In Terrace, the Greater Terrace Senior Advisory Committee (GTSAC) advocates for its local seniors. The organization addresses areas of concern for seniors’ well-being.

GTSAC believes that seniors should be availed with a community advocate who helps seniors to deal with health, mobility, finance and social issues.

Entertainment, recreation, financial, medical, safety, housing, long-term care, poverty, abuse and health concerns are all issues that have been addressed with GTSAC.

Seniors are trying to be involved in finding solutions to these real-time issues; they want to engage in consultation processes that are transparent and action oriented.

Seniors need programs in their own communities that provide home and community care systems and supports that will assist them to age in a respectful and healthy manner and allow them to be the mentors and citizens that they are, for as long as they can be in their own community.

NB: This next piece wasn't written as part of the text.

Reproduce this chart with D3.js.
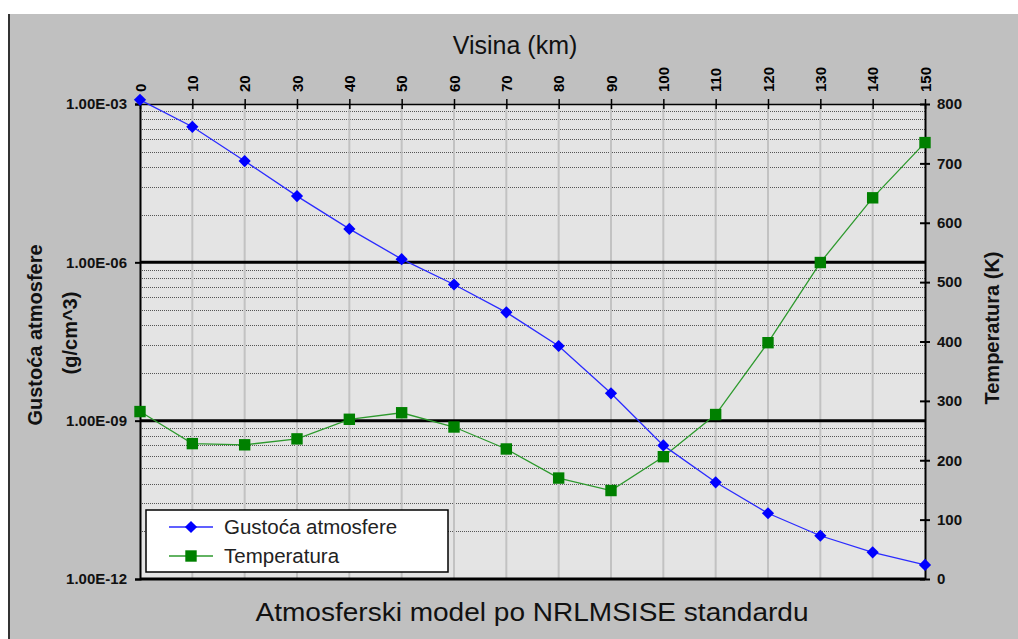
<!DOCTYPE html>
<html>
<head>
<meta charset="utf-8">
<script src="https://cdn.jsdelivr.net/npm/d3@7"></script>
<style>
  body { margin: 0; background: #fff; }
  text { font-family: "Liberation Sans", Arial, sans-serif; }
</style>
</head>
<body>
<div id="chart"></div>
<script>
// NRLMSISE atmosphere: altitude (km), density (g/cm^3), temperature (K)
const altitude = [0, 10, 20, 30, 40, 50, 60, 70, 80, 90, 100, 110, 120, 130, 140, 150];
const density = [1.2e-3, 3.7e-4, 8.3e-5, 1.8e-5, 4.3e-6, 1.15e-6, 3.8e-7, 1.13e-7,
  2.6e-8, 3.3e-9, 3.4e-10, 6.8e-11, 1.76e-11, 6.6e-12, 3.2e-12, 1.85e-12];
const temperature = [282, 228, 226, 236, 269, 280, 256, 219, 170, 149, 206, 277, 398, 533, 642, 735];

const altTicks = [0, 10, 20, 30, 40, 50, 60, 70, 80, 90, 100, 110, 120, 130, 140, 150];
const densityTicks = [1e-3, 1e-6, 1e-9, 1e-12];
const densityLabels = ["1.00E-03", "1.00E-06", "1.00E-09", "1.00E-12"];
const tempTicks = [0, 100, 200, 300, 400, 500, 600, 700, 800];
const seriesNames = ["Gustoća atmosfere", "Temperatura"];

const W = 1018, H = 639;
const plot = {left: 140, right: 925, top: 104, bottom: 579};

const svg = d3.select("#chart").append("svg")
  .attr("width", W).attr("height", H);

// frame
svg.append("rect").attr("x", 8).attr("y", 14).attr("width", W - 8).attr("height", H - 14)
  .attr("fill", "#c0c0c0");
svg.append("line").attr("x1", 9).attr("x2", 9).attr("y1", 14).attr("y2", H)
  .attr("stroke", "#333").attr("stroke-width", 2);

const x = d3.scaleLinear().domain([0, 150]).range([plot.left, plot.right]);
const yD = d3.scaleLog().domain([1e-12, 1e-3]).range([plot.bottom, plot.top]);
const yT = d3.scaleLinear().domain([0, 800]).range([plot.bottom, plot.top]);

svg.append("rect")
  .attr("x", plot.left).attr("y", plot.top)
  .attr("width", plot.right - plot.left).attr("height", plot.bottom - plot.top)
  .attr("fill", "#e4e4e4");

// minor gridlines (major unit = 1000, so minors at lower * k^3)
const minors = [];
densityTicks.slice(1).forEach(lo => {
  for (let k = 2; k <= 9; k++) minors.push(lo * k * k * k);
});
svg.append("g").selectAll("line").data(minors).join("line")
  .attr("x1", plot.left).attr("x2", plot.right)
  .attr("y1", d => Math.round(yD(d)) + 0.5).attr("y2", d => Math.round(yD(d)) + 0.5)
  .attr("stroke", "#555").attr("stroke-width", 1).attr("stroke-dasharray", "1,1");

// vertical gridlines
svg.append("g").selectAll("line").data(altTicks.slice(1, -1)).join("line")
  .attr("x1", d => x(d)).attr("x2", d => x(d))
  .attr("y1", plot.top).attr("y2", plot.bottom)
  .attr("stroke", "#c2c2c2").attr("stroke-width", 2);

// major gridlines
svg.append("g").selectAll("line").data(densityTicks.slice(1, -1)).join("line")
  .attr("x1", plot.left).attr("x2", plot.right)
  .attr("y1", d => yD(d)).attr("y2", d => yD(d))
  .attr("stroke", "#000").attr("stroke-width", 3);

// axes
const topAxis = d3.axisTop(x).tickValues(altTicks).tickSizeInner(5).tickSizeOuter(0).tickFormat("");
const gTop = svg.append("g").attr("transform", `translate(0,${plot.top})`).call(topAxis);
gTop.selectAll("line").attr("y2", 5).attr("y1", -5);
gTop.selectAll("line, path").attr("stroke", "#000").attr("stroke-width", 1.5);
gTop.selectAll(".tick").append("text")
  .attr("transform", "rotate(-90)")
  .attr("x", 12).attr("y", 0).attr("dy", "0.35em")
  .attr("text-anchor", "start")
  .attr("fill", "#000").attr("font-size", 15).attr("font-weight", "bold")
  .text(d => d);

const leftAxis = d3.axisLeft(yD).tickValues(densityTicks).tickSize(5)
  .tickFormat((d, i) => densityLabels[i]);
const gLeft = svg.append("g").attr("transform", `translate(${plot.left},0)`).call(leftAxis);
gLeft.selectAll("path, line").attr("stroke", "#000").attr("stroke-width", 2);
gLeft.selectAll("text").attr("font-size", 15).attr("font-weight", "bold").attr("fill", "#111")
  .attr("x", -13);

const rightAxis = d3.axisRight(yT).tickValues(tempTicks).tickSize(5).tickSizeOuter(0);
const gRight = svg.append("g").attr("transform", `translate(${plot.right},0)`).call(rightAxis);
gRight.selectAll(".tick line").attr("x1", -5);
gRight.selectAll("path, line").attr("stroke", "#000").attr("stroke-width", 2);
gRight.selectAll("text").attr("font-size", 15).attr("font-weight", "bold").attr("fill", "#111")
  .attr("x", 12);

svg.append("line").attr("x1", plot.left).attr("x2", plot.right)
  .attr("y1", plot.bottom).attr("y2", plot.bottom)
  .attr("stroke", "#000").attr("stroke-width", 3);

// series
const densPts = altitude.map((a, i) => [a, density[i]]);
const tempPts = altitude.map((a, i) => [a, temperature[i]]);

svg.append("path").datum(tempPts)
  .attr("fill", "none").attr("stroke", "#2e9a2e").attr("stroke-width", 1.3)
  .attr("d", d3.line().x(d => x(d[0])).y(d => yT(d[1])));
svg.append("path").datum(densPts)
  .attr("fill", "none").attr("stroke", "#2b2bff").attr("stroke-width", 1.3)
  .attr("d", d3.line().x(d => x(d[0])).y(d => yD(d[1])));

const diamond = d3.symbol().type(d3.symbolDiamond2).size(95);
const square = d3.symbol().type(d3.symbolSquare).size(130);

svg.append("g").selectAll("path").data(tempPts).join("path")
  .attr("transform", d => `translate(${x(d[0])},${yT(d[1])})`)
  .attr("d", square).attr("fill", "#008000");
svg.append("g").selectAll("path").data(densPts).join("path")
  .attr("transform", d => `translate(${x(d[0])},${yD(d[1])})`)
  .attr("d", diamond).attr("fill", "#0000ff");

// legend
const lg = svg.append("g");
lg.append("rect").attr("x", 146).attr("y", 510).attr("width", 302).attr("height", 62)
  .attr("fill", "#fff").attr("stroke", "#000").attr("stroke-width", 1.5);
const rows = [
  {name: seriesNames[0], color: "#2b2bff", fill: "#0000ff", sym: diamond, y: 527},
  {name: seriesNames[1], color: "#2e9a2e", fill: "#008000", sym: square, y: 556}
];
rows.forEach(r => {
  lg.append("line").attr("x1", 169).attr("x2", 213).attr("y1", r.y).attr("y2", r.y)
    .attr("stroke", r.color).attr("stroke-width", 1.3);
  lg.append("path").attr("transform", `translate(191,${r.y})`).attr("d", r.sym).attr("fill", r.fill);
  lg.append("text").attr("x", 224).attr("y", r.y).attr("dy", "0.35em")
    .attr("font-size", 20.5).attr("fill", "#222").text(r.name);
});

// titles
svg.append("text").attr("x", 515).attr("y", 54).attr("text-anchor", "middle")
  .attr("font-size", 25).attr("fill", "#111").text("Visina (km)");
svg.append("text").attr("x", 532).attr("y", 621).attr("text-anchor", "middle")
  .attr("font-size", 25).attr("textLength", 553).attr("lengthAdjust", "spacingAndGlyphs")
  .attr("fill", "#111").text("Atmosferski model po NRLMSISE standardu");
svg.append("text").attr("transform", "translate(42,335) rotate(-90)").attr("text-anchor", "middle")
  .attr("font-size", 20).attr("font-weight", "bold").attr("fill", "#111").text("Gustoća atmosfere");
svg.append("text").attr("transform", "translate(77,333) rotate(-90)").attr("text-anchor", "middle")
  .attr("font-size", 20).attr("font-weight", "bold").attr("fill", "#111").text("(g/cm^3)");
svg.append("text").attr("transform", "translate(999,328) rotate(-90)").attr("text-anchor", "middle")
  .attr("font-size", 20).attr("font-weight", "bold").attr("fill", "#111").text("Temperatura (K)");
</script>
</body>
</html>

Seniors need to know they will be safe in their community as they age and that there will be facilities to care for them when they seek long-term care.

At present, it is estimated that 35 to 45 per cent of all citizens in Canada have some type of a disability, well over 50 per cent are visually and/or mobility challenged.

Many of these are seniors but along with those others this community and its businesses need to consider if they are accessible to those who are struggling with visual or mobility issues.

Freedom from ageism and discrimination is a basic human right but this is becoming a concern.

Financial security is important to seniors who have worked their entire life and have been significant contributors to government programs through wage deductions and taxation.

Seniors believe they are entitled to:

– Receive adequate income support payments and equitable access to pension or other retirement savings vehicles

– Protection from financial predators

– A reduced tax burden and less imposed restrictions on their finances.

Good health is fundamental to quality of life and for an aging sector there must be:

– Affordable safeguards for those living alone

– Equitable and timely access to quality health care

– Affordable access to medicines and medical devices

– Options to age at home which should include adequate support and professional caregivers

– Easy access to dependable information and resources.

To protect the rights and dignity of people as they age, there must be:

– A right to continue driving and living independently

– Freedom from ageist and other stereotypes

– Freedom from elder abuse

– Equal rights to affordable housing.

Many of these points pose a concern to seniors and should concern future generations.

So to ask again, can Terrace boast that it is an age friendly community?

June 3 to 9 is Seniors Week in B.C. Throughout Canada, seniors are busy helping someone or are being helped by someone. If you would like to honour seniors week, do so by honouring a senior now and in the weeks to come.

Maybe you could visit a senior, support a senior attending the seniors games, visit a seniors centre, volunteer to help a senior who needs some help, sing with a senior, talk to a senior, or maybe … adopt a senior.

Diana Penner is the chair of the Greater Terrace Seniors Advisory Committee.